(Entries with chart source code)
++++
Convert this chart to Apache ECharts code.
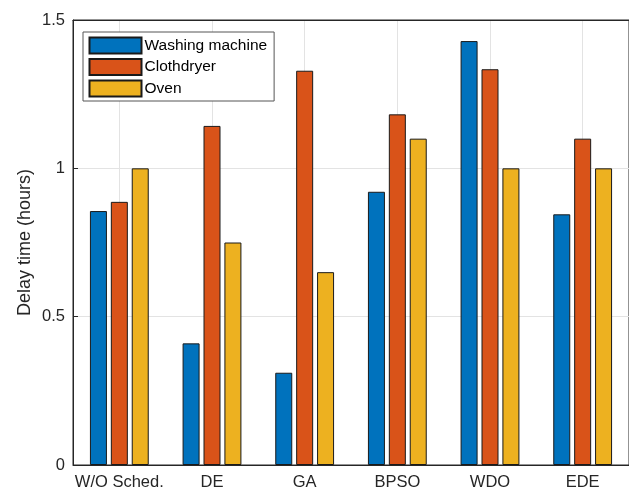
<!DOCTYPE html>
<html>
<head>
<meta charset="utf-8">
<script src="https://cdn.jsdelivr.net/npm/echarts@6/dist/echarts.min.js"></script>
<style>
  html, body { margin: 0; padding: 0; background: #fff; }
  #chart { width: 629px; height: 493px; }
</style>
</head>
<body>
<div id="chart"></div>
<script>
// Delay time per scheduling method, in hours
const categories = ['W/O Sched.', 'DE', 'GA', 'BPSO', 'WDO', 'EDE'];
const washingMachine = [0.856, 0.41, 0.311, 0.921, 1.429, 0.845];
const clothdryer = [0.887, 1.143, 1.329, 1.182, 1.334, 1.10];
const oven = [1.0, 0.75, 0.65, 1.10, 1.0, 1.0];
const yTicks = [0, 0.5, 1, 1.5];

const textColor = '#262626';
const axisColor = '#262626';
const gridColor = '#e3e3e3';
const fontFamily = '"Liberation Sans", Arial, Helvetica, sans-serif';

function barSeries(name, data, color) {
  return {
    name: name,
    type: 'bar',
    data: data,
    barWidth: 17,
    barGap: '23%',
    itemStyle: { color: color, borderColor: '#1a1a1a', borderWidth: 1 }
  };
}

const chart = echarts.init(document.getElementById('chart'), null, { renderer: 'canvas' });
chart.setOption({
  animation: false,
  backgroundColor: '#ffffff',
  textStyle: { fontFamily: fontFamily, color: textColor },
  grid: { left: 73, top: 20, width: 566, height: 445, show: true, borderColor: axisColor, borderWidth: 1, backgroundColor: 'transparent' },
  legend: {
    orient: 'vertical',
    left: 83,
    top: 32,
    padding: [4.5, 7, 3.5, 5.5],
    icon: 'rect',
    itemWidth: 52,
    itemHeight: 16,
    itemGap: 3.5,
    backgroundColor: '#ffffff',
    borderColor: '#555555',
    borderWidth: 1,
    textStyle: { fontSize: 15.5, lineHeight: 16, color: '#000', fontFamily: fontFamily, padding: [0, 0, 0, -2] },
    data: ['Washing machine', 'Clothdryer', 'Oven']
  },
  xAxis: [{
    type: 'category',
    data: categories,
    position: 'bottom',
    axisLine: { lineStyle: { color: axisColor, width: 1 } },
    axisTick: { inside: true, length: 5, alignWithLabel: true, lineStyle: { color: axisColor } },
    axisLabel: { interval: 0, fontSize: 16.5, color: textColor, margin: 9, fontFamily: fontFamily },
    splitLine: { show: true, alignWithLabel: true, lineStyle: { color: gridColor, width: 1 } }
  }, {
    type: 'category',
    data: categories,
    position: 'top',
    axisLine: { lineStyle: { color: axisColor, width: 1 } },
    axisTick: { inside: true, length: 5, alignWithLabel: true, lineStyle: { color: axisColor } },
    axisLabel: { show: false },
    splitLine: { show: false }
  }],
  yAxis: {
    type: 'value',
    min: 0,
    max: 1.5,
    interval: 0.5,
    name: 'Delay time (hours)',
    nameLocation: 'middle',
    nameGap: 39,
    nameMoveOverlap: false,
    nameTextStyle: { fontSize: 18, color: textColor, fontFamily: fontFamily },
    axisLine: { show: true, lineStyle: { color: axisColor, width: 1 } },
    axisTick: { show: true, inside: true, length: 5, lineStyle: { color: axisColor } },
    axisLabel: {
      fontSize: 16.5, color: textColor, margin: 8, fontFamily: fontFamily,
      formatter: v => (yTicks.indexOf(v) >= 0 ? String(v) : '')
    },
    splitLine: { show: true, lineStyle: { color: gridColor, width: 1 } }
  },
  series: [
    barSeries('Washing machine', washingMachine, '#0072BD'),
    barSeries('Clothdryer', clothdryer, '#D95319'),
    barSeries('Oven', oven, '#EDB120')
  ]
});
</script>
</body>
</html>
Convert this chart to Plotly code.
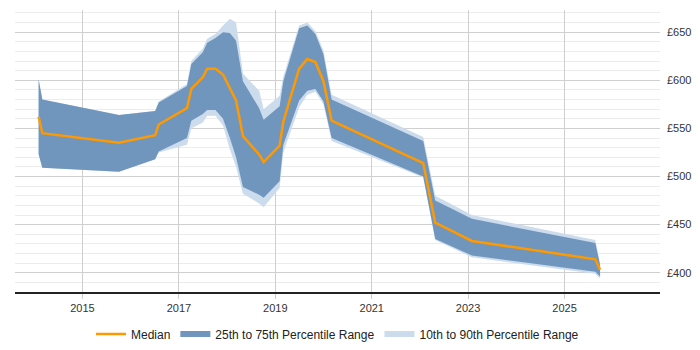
++++
Directions for this task: Only the lines from the start of the records to the one containing "Arial, Helvetica, sans-serif';" should be repeated, exactly and with both ends kept; drop any pictures.

Exercise solution:
Convert this chart to Apache ECharts code.
<!DOCTYPE html>
<html>
<head>
<meta charset="utf-8">
<script src="https://cdn.jsdelivr.net/npm/echarts@6/dist/echarts.min.js"></script>
<style>
  html, body { margin: 0; padding: 0; background: #fff; }
  #chart { width: 629px; height: 493px; }
</style>
</head>
<body>
<div id="chart"></div>
<script>
// Delay time per scheduling method, in hours
const categories = ['W/O Sched.', 'DE', 'GA', 'BPSO', 'WDO', 'EDE'];
const washingMachine = [0.856, 0.41, 0.311, 0.921, 1.429, 0.845];
const clothdryer = [0.887, 1.143, 1.329, 1.182, 1.334, 1.10];
const oven = [1.0, 0.75, 0.65, 1.10, 1.0, 1.0];
const yTicks = [0, 0.5, 1, 1.5];

const textColor = '#262626';
const axisColor = '#262626';
const gridColor = '#e3e3e3';
const fontFamily = '"Liberation Sans", Arial, Helvetica, sans-serif';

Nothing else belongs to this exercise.